Neutralizing the financial problems is crucial to the economic recovery. The stability of the eurozone is also at stake. The very viability of the common currency is now in question.

Banks in Europe are under pressure not just because of their exposure to bad loans to construction firms, real-estate developers and households. All banks in Europe continue to suffer, in spite of the help that both governments and the European Central Bank have made available to them since the beginning of the crisis. Italian and Spanish banks are among the worst hit, although the government has not yet had to rescue any of the biggest ones.

The situation in these countries is especially delicate because banks are the biggest intermediaries in the financial system. Unlike in the U.S. or the U.K., banks are the most important source of funds for companies, given the relative underdevelopment of the markets for corporate equity and debt.

It is not surprising that Italian and Spanish banks have taken advantage of the European Central Bank’s funding lines to a much greater extent than other eurozone banks.

This effort to shore up their balance sheets has amounted to not much more than a “placebo effect” because of the devastating combination of financial problems and slow growth in the economy.

It is important to keep in mind that a significant share of the funds obtained by European banks from Frankfurt has been used to purchase government bonds.

Nobody expects moving forward the European Central Bank to offer such attractive funds to the banks in terms of the magnitude and the nature of the collateral. As a result, both the market for public debt and the market for bank equities are in for a slide.

Therefore, the trend is for a national compartmentalization of the market for government debt in Europe as more of it is held by banks of the same country, just the opposite of what many economists and analysts think would be necessary to save the euro.

This represents a most paradoxical situation in that the way in which the European Central Bank has intervened is having the effect of undermining the long-term viability of the common currency.

The perverse relationship between banks’ balance sheets and the market for public debt in Europe creates a conundrum for the credit rating agencies.

They are concerned not only about the vicious cycle resulting from the increasingly domestic character of bond-holding within the currency union, but also about the lack of economic growth and the return to recession of several economies.

After nearly four years of crisis, it seems reasonable to predict that debt obligations won’t be met without economic growth.

The IMF has noted that further deleveraging might lead to a deepening of the recession.
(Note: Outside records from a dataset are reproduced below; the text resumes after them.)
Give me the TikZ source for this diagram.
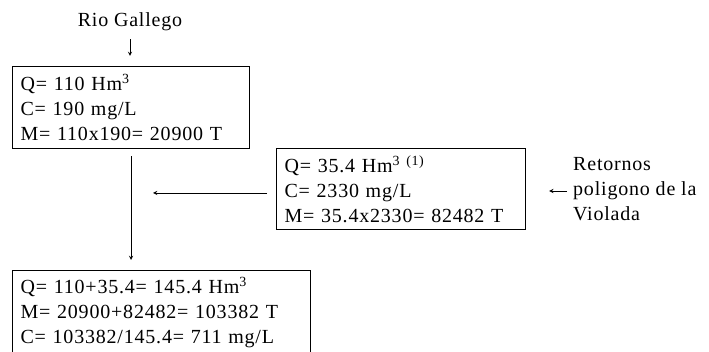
\documentclass[tikz,border=0pt]{standalone}
\usepackage{fontspec}
\setmainfont[LetterSpace=4]{Liberation Serif}
\usetikzlibrary{arrows,positioning}

\begin{document}
\begin{tikzpicture}[
        x=1pt, y=-1pt,
        font=\fontsize{20}{25}\selectfont,
        box/.style={draw, line width=1.2pt, anchor=north west, align=left,
            inner xsep=8pt, inner ysep=0pt},
        lbl/.style={inner sep=0pt, align=left},
        flow/.style={->, >=stealth, line width=0.9pt},
    ]
    \useasboundingbox (0,0) rectangle (709,352);
    \clip (0,0) rectangle (709,352);
    \node[lbl] (rio) at (130,22) {Rio Gallego};
    \node[box, text width=221pt, minimum height=82pt] (q1) at (12,66)
        {Q= 110 Hm\textsuperscript{3}\\C= 190 mg/L\\M= 110x190= 20900 T};
    \node[box, text width=233pt, minimum height=81pt] (q2) at (276,148)
        {Q= 35.4 Hm\textsuperscript{3 (1)}\\C= 2330 mg/L\\M= 35.4x2330= 82482 T};
    \node[box, text width=282pt, minimum height=84pt] (sum) at (12,270)
        {Q= 110+35.4= 145.4 Hm\textsuperscript{3}\\M= 20900+82482= 103382 T\\C= 103382/145.4= 711 mg/L};
    \node[lbl, anchor=west] (ret) at (573,189) {Retornos\\poligono de la\\Violada};
    \coordinate (join) at (131,193);
    % connectors
    \draw[flow, shorten <=8pt, shorten >=10pt] (rio.south) -- (rio.south |- q1.north);
    \draw[flow, shorten <=7pt, shorten >=10pt] (join |- q1.south) -- (join |- sum.north);
    \draw[flow, shorten <=9pt, shorten >=22pt] (q2.west |- join) -- (join);
    \draw[flow, shorten <=6pt, shorten >=23pt] ([yshift=-2pt]ret.west) -- ([yshift=-2pt]q2.east |- ret.west);
\end{tikzpicture}
\end{document}
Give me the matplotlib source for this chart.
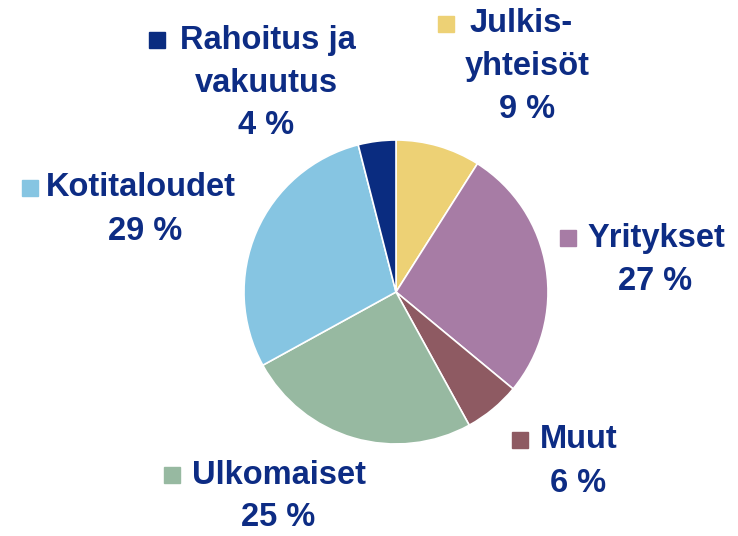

Banks’ core capital ratios will continue to deteriorate due to higher rates of non-performing loans, and we still have not figured out how to jump start wholesale financing for banks.

If bank recapitalization is necessary to generate confidence and to help credit flow to the real economy, someone must provide the funds.

Right now, with banks priced at 40 percent of their book value on average, the only source of fresh funds is the government, which takes us back to the problems in the market for public debt.

The way out of the crisis seems to be either a concerted action by the surplus governments or help from outside the eurozone.

Mauro F. Guillen is Director of the Lauder Institute at the Wharton School. Emilio Ontiveros is President of AFI and a Professor at Universidad Autonoma de Madrid.